Double Clutching Your Ural

A common topic on every Ural discussion Web Board is the quirkiness of the Ural transmission and what technique(s) can be used to improve the upshifting operation. Everyone would like smooth, silent, quick shifts at 4,000-5,000 RPM. There is indeed a way to accomplish this with no adjustments usually required.

Some Background: I've put heavy mileage on BMWs (R69/US, R75/5, R100/7) and the Ural '02 750. All of them have non-synchronized gear sets in the transmission. Their design wouldn’t be at all strange to a 1935 German designer. When the Germans introduced the R69 to the U.S. magazine writers, everyone gave unfavorable mention to the "balky" shifting. Yet at the same time, the magazine writers did give credit to the BMW factory riders for being able to pull redline shifts without apparent difficulty. The Factory riders would feel at home on today's Ural and use the same techniques common in the late 1930's, useful in the late 1960's, and appropriate for today's Ural.
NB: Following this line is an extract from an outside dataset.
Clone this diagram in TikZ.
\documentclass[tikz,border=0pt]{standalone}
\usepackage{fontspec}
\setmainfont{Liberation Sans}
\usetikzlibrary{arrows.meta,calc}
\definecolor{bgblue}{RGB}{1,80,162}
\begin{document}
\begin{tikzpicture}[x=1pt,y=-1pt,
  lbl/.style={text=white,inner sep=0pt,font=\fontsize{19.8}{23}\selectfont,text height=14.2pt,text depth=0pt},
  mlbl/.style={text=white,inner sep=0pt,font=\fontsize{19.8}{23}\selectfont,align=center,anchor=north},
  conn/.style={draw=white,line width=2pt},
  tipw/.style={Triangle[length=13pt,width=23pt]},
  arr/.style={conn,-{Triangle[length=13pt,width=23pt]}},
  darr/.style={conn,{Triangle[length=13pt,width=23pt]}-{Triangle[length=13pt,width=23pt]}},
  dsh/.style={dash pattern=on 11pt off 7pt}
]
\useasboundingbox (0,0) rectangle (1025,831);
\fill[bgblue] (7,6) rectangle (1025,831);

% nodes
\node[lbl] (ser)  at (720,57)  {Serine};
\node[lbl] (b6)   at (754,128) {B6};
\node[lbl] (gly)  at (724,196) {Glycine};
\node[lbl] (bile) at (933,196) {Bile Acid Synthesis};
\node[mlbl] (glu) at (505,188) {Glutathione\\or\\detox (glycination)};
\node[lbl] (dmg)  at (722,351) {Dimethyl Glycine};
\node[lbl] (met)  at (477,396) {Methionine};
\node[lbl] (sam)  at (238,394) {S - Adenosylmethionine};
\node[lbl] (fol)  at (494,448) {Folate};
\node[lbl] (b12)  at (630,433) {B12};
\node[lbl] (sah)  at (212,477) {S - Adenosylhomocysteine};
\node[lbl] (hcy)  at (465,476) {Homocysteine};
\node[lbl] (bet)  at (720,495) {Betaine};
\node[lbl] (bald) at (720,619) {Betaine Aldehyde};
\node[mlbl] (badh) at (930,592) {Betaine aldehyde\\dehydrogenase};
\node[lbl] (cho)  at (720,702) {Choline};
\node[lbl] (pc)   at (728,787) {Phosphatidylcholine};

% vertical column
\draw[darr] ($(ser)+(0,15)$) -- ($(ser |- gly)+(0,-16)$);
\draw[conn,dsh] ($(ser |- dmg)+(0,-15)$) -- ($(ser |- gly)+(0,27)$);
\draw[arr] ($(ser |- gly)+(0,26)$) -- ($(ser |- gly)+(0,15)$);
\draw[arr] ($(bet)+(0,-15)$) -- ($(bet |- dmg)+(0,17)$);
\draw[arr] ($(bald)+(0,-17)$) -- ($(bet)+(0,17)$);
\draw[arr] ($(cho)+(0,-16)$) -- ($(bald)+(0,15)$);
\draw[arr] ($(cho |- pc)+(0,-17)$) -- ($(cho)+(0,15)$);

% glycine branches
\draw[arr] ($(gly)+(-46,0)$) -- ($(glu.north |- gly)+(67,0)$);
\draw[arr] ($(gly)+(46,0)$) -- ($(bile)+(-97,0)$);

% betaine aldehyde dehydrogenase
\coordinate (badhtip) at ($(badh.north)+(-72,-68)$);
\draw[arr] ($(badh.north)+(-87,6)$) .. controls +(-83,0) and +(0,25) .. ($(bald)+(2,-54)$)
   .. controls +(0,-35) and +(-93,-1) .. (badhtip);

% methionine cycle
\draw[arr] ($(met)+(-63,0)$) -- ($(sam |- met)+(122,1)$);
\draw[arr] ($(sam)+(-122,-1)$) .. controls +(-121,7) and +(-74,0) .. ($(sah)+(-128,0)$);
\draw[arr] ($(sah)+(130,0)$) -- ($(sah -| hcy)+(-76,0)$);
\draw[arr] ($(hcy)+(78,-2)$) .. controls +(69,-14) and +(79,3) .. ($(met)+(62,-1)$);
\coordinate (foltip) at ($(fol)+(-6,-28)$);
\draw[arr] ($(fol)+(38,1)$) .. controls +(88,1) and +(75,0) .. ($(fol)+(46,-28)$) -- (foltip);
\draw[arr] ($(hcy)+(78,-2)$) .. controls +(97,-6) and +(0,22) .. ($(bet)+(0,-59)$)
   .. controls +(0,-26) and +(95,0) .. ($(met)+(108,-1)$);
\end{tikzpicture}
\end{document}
Double clutching when upshifting is the "secret". The higher the RPM, the better it works.

At your desired shift point, pull in the clutch; then NUDGE the shifter upwards (with the top of the arch of your foot, and NOT your toe. You need fine control leverage, and the tip of your toes just can't meet the requirement).  You will have to slide your foot as far forwards under the shifter as you can get, in preparation for the shift.

You will actually "feel" the gearbox slip out of its current gear and into the neutral that exists between every gear set. While letting the engine RPM drop for about 3/4 of a second, let the clutch out, pull the clutch in, and finish your shift. Each rig is slightly different, and you'll find yourself adjusting your timing to fit your rig's personality.

With a week of practice, you will be taking pride in your newfound "silent shifting" skill. And, you might be wondering why nobody told you earlier... since the gearbox hasn't really changed since the late 1930's? I have no idea why!

If you have a rig that returns to idle slowly, this technique still works as described. Your engine will still drop rpm's rapidly at higher engine speeds where double clutching is at its best.

As you gain experience, you will be able to adjust your double clutching movements to accommodate virtually any engine rpm, and do it strictly "by ear". In the long term, you'll be able to shift without the clutch, if absolutely required. If you've ever broken a clutch cable, you know how handy it would have been to get home without waiting for help to arrive.

Downshifting for me has never been an issue on any of the German design gear boxes, I just "grab and stab", resulting in a nice solid THUNK without grinding, crunching or double clutching.